В годы большевисткого подполья - Петр Михайлович Никифоров
Шрифт:
Интервал:
Закладка:
Приближался трехсотлетний юбилей дома Романовых. Ожидали всяческих «монарших милостей», в том числе и амнистии политическим заключенным.
Происходили оживленные споры о том, как политические должны отнестись к амнистии. Большевистская группа и в этом вопросе занимала последовательную позицию: на амнистию ответить письменным демонстративным отказом.
Однако никто из каторжан амнистии не получил.
Наступил 1914 год. Революционное движение в России продолжало расти, захватывая новые города и губернии. Царские власти усиливали наступление на рабочий класс, громили подпольные организации большевиков.
Однако задержать революционное движение было уже невозможно. Оно разливалось по всей России.
ВОЙНА
После грандиозной майской стачки 1914 года страна быстро шла к революции. Стачечное движение нарастало. Экономические стачки превращались в политические. Большевистские организации прочно укреплялись в пролетарских центрах, руководили стачками и направляли их по революционному руслу.
Все эти события отзывались и у нас, на каторге. Заключенные жадно ловили каждый слух, вчитывались в каждую газетную строчку.
— В Баку всеобщая стачка! — сообщали нам информаторы.
Радость, крики «ура» по камерам.
В Питере — стачка солидарности с бастующими бакинцами, в Москве — тоже!
Это известие снова воодушевило нас. Сообщения о всеобщей забастовке в Польше еще больше укрепили наши надежды на революцию.
Наступил июль. Мы получили ошеломляющую весть: расстрелян митинг путиловцев… Рабочие взялись за оружие… Баррикады на улицах Питера… Идут бои с полицией и войсками…
Это сообщение зарядило нас, как электрическим током. Напряжение было так велико, что заключенные забросили все занятия и нарушился обычный ход жизни в камерах. Трудно было усидеть на месте. Все толпились, мешая друг другу.
Вдруг все эти ожидания и надежды рухнули и рассеялись, как дым. Было получено короткое сообщение: Германия объявила войну России. Царская Россия вступила в войну.
Это известие точно подрубило всех нас. Было ясно: революция сорвана.
В первые дни получаемые с воли сведения хотя и были противоречивы, но ясно свидетельствовали, что война — непреложный факт, что развитие революционного движения в России приостановлено.

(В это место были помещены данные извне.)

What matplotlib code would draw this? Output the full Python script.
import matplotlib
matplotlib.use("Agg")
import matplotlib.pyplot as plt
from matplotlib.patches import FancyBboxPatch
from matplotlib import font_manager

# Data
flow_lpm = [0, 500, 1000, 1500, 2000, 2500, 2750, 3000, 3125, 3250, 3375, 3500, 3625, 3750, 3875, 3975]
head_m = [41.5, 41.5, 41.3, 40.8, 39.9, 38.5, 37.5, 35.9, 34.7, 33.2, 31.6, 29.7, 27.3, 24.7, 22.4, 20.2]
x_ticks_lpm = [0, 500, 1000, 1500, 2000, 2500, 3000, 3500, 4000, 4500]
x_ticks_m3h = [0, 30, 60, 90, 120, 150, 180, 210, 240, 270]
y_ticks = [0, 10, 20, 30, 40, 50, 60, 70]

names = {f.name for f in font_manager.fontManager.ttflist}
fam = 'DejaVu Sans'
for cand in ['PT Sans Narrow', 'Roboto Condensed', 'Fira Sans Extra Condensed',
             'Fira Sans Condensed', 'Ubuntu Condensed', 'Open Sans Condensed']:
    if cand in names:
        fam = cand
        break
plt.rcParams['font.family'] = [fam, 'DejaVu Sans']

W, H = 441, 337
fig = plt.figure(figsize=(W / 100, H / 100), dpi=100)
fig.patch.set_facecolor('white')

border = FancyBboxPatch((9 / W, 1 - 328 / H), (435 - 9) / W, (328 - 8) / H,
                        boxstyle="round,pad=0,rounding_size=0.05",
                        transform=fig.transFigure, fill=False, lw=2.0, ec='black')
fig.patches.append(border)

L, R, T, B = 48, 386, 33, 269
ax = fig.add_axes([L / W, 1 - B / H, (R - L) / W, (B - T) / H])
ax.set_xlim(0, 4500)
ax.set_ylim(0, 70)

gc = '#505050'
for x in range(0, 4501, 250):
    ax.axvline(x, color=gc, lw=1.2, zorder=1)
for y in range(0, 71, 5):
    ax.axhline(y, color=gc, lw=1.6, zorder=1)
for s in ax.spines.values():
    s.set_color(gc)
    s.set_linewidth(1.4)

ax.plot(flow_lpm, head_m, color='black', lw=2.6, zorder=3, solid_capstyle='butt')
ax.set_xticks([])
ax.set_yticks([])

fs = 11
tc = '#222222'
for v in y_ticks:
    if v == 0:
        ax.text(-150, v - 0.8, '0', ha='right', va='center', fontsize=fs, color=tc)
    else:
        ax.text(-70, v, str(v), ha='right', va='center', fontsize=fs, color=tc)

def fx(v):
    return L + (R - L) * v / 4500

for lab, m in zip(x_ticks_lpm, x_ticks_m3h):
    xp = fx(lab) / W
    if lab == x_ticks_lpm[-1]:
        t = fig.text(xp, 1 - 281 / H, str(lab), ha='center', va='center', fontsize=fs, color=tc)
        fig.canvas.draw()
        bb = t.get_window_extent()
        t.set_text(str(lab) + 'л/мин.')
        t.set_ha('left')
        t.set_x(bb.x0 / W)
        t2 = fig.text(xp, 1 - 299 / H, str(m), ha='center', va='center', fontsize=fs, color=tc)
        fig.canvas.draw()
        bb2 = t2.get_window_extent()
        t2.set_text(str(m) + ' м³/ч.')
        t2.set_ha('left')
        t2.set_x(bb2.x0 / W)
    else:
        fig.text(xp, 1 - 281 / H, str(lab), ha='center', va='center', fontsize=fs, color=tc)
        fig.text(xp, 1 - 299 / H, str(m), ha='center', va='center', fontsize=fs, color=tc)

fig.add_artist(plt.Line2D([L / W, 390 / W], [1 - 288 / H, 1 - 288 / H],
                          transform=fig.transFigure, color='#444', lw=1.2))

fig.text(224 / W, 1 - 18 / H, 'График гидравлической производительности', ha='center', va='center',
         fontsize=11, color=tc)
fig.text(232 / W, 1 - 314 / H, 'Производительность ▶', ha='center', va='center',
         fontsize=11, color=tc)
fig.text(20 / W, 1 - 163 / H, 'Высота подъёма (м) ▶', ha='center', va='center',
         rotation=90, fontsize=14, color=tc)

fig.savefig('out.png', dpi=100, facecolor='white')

В тюрьме начались дискуссии о войне. Ярко определилось принципиальное различие в отношении представителей разных партий и группировок к войне. Мы, большевики, указывали, что война ведется в интересах монополистического капитала. Это борьба за рынки, за колонии. Мы говорили, что рабочий класс не должен поддерживать эту войну.

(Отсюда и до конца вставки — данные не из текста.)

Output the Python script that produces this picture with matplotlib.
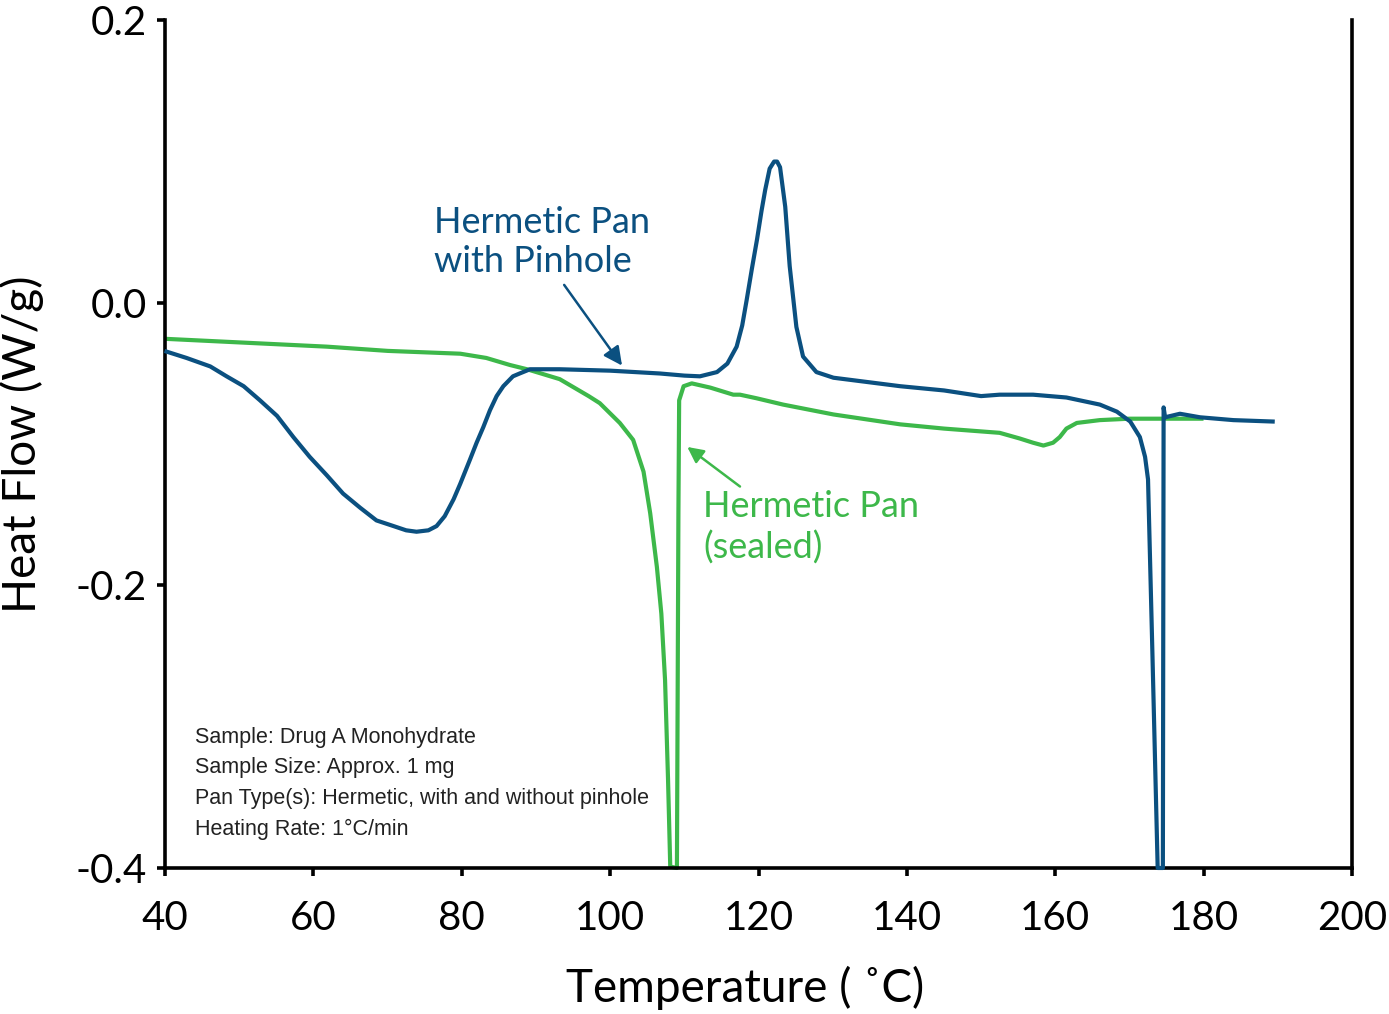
import numpy as np
import matplotlib
matplotlib.use('Agg')
import matplotlib.pyplot as plt

plt.rcParams['font.family'] = ['Lato', 'DejaVu Sans']
plt.rcParams['axes.unicode_minus'] = False

# Hermetic pan with pinhole (blue)
pin_temp = [40.2, 42.9, 46.1, 48.3, 50.6, 52.8, 55.1, 57.3, 59.5, 61.8, 64.0, 66.3, 68.5,
            70.8, 72.5, 73.9, 75.5, 76.6, 77.7, 78.9, 79.8, 81.1, 82.0, 82.9, 83.8, 84.7,
            85.6, 86.9, 87.8, 89.2, 93.2, 100.0, 106.7, 110.0, 112.1,
            114.4, 115.8, 117.05, 117.8, 118.4, 119.1, 119.8, 120.4, 120.9, 121.5, 122.1,
            122.5, 122.9, 123.6, 124.2, 125.1, 126.0, 127.8, 130.1, 134.6, 139.1, 145.0,
            150.0, 152.5, 157.0, 161.5, 166.0, 168.3, 170.1, 171.4, 172.1, 172.5, 173.1,
            173.8, 174.5, 174.6, 174.8, 175.6, 176.8, 179.5, 184.0, 189.3]
pin_flow = [-0.0345, -0.039, -0.045, -0.052, -0.059, -0.069, -0.080, -0.095, -0.109, -0.122,
            -0.135, -0.145, -0.154, -0.158, -0.161, -0.162, -0.161, -0.158, -0.151, -0.139,
            -0.128, -0.111, -0.099, -0.088, -0.076, -0.066, -0.059, -0.052, -0.050, -0.047,
            -0.047, -0.048, -0.050, -0.0515, -0.052, -0.049, -0.043, -0.031, -0.016, 0.002,
            0.024, 0.045, 0.065, 0.080, 0.095, 0.100, 0.100, 0.096, 0.068, 0.026, -0.017,
            -0.038, -0.049, -0.053, -0.056, -0.059, -0.062, -0.066, -0.065, -0.065, -0.067,
            -0.072, -0.077, -0.084, -0.095, -0.109, -0.125, -0.25, -0.40, -0.40, -0.074,
            -0.081, -0.080, -0.0785, -0.081, -0.083, -0.084]

# Hermetic pan, sealed (green)
seal_temp = [40.2, 50.0, 61.8, 70.0, 79.8, 83.3, 86.5, 88.8, 93.2, 97.1, 98.6, 101.3, 103.1,
             104.5, 105.4, 106.3, 106.9, 107.4, 107.8, 108.1, 109.0, 109.2, 109.3, 109.9,
             111.0, 113.5, 116.6, 117.5, 119.7, 123.3, 130.1, 139.1, 145.0, 150.0, 152.5,
             155.2, 157.0, 158.4, 159.7, 160.6, 161.5, 162.9, 166.0, 170.0, 175.0, 179.7]
seal_flow = [-0.0255, -0.028, -0.031, -0.034, -0.036, -0.039, -0.044, -0.047, -0.054, -0.066,
             -0.071, -0.085, -0.097, -0.1195, -0.149, -0.187, -0.220, -0.267, -0.337, -0.399,
             -0.400, -0.149, -0.069, -0.059, -0.057, -0.060, -0.065, -0.065, -0.0675, -0.072,
             -0.079, -0.086, -0.089, -0.091, -0.092, -0.096, -0.099, -0.101, -0.099, -0.095,
             -0.089, -0.085, -0.083, -0.082, -0.082, -0.082]

x_ticks = [40, 60, 80, 100, 120, 140, 160, 180, 200]
y_ticks = [-0.4, -0.2, 0.0, 0.2]
y_tick_labels = ['-0.4', '-0.2', '0.0', '0.2']

blue = '#0b5080'
green = '#3db84a'

fig = plt.figure(figsize=(13.89, 10.14), dpi=100)
ax = fig.add_axes([0.1188, 0.144, 0.8546, 0.836])

ax.plot(seal_temp, seal_flow, color=green, lw=3.0, zorder=2, clip_on=False,
        solid_joinstyle='round')
ax.plot(pin_temp, pin_flow, color=blue, lw=3.0, zorder=3, clip_on=False,
        solid_joinstyle='round')

ax.set_xlim(40, 200)
ax.set_ylim(-0.4, 0.2)
ax.set_xticks(x_ticks)
ax.set_yticks(y_ticks)
ax.set_yticklabels(y_tick_labels)

ax.spines['top'].set_visible(False)
for s in ['left', 'bottom', 'right']:
    ax.spines[s].set_linewidth(2.6)
ax.tick_params(axis='both', direction='out', length=6, width=2.6, labelsize=29)
ax.tick_params(axis='x', pad=17)
ax.tick_params(axis='y', pad=7)

ax.set_xlabel('Temperature ( ˚C)', fontsize=33, va='center')
ax.xaxis.set_label_coords(0.4886, -0.1415)
ax.set_ylabel('Heat Flow (W/g)', fontsize=33, va='center')
ax.yaxis.set_label_coords(-0.1205, 0.5)

# annotations
ax.annotate('', xy=(101.6, -0.0444), xytext=(93.8, 0.0127),
            arrowprops=dict(arrowstyle='-|>', color=blue, lw=1.8, mutation_scale=28,
                            shrinkA=0, shrinkB=0))
ax.text(76.3, 0.043, 'Hermetic Pan\nwith Pinhole', fontsize=26, color=blue,
        ha='left', va='center', linespacing=1.25)
ax.annotate('', xy=(110.4, -0.102), xytext=(117.5, -0.130),
            arrowprops=dict(arrowstyle='-|>', color=green, lw=1.8, mutation_scale=24,
                            shrinkA=0, shrinkB=0))
ax.text(112.5, -0.159, 'Hermetic Pan\n(sealed)', fontsize=26, color=green,
        ha='left', va='center', linespacing=1.25)

ax.text(44.1, -0.300, 'Sample: Drug A Monohydrate\nSample Size: Approx. 1 mg\n'
        'Pan Type(s): Hermetic, with and without pinhole\nHeating Rate: 1°C/min',
        fontsize=15.5, family=['Liberation Sans Narrow', 'Liberation Sans', 'DejaVu Sans'],
        color='#222222', ha='left', va='top', linespacing=1.6)

fig.savefig('out.png', dpi=100)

Зимой мы получили полное подтверждение правильности нашей политической позиции. В 33-м номере «Социал-Демократа» Центральный Комитет партии указывал в своем манифесте, написанном В. И. Лениным: «Превращение современной империалистской войны в гражданскую войну есть единственно правильный пролетарский лозунг, указываемый опытом Коммуны, намеченный Базельской (1912 г.) резолюцией и вытекающий из всех условий империалистской войны между высоко развитыми буржуазными странами. Как бы ни казались велики трудности такого превращения в ту или иную минуту, социалисты никогда не откажутся от систематической, настойчивой, неуклонной подготовительной работы в этом направлении, раз война стала фактом».
Этот манифест окончательно определил наши позиции. Мы непримиримо отстаивали большевистскую точку зрения по вопросу о войне. К нам по «военному» вопросу стали присоединяться некоторые рабочие — члены других политических партий.
В нашу тюрьму прибыл член центрального комитета партии эсеров Минор. Как-то раз после прогулки он зашел в нашу камеру. Эсеры почтительно окружили его. По их просьбе Минор выступил с докладом о текущем моменте.
Он с подчеркнутым удовлетворением отметил «патриотизм» всех кругов русского общества и с гордостью заявил:
— Я горжусь, что два моих сына дерутся в рядах армии.
В разговор вмешался Алеша Рогов. Он спросил Минора:
— Что же, вы считаете, что участие в борьбе за раздел империалистами рынков и колоний совместимо с социалистическими взглядами?
— О да, несомненно.
— Социалист и империалист? Как у вас эти два понятия совмещаются?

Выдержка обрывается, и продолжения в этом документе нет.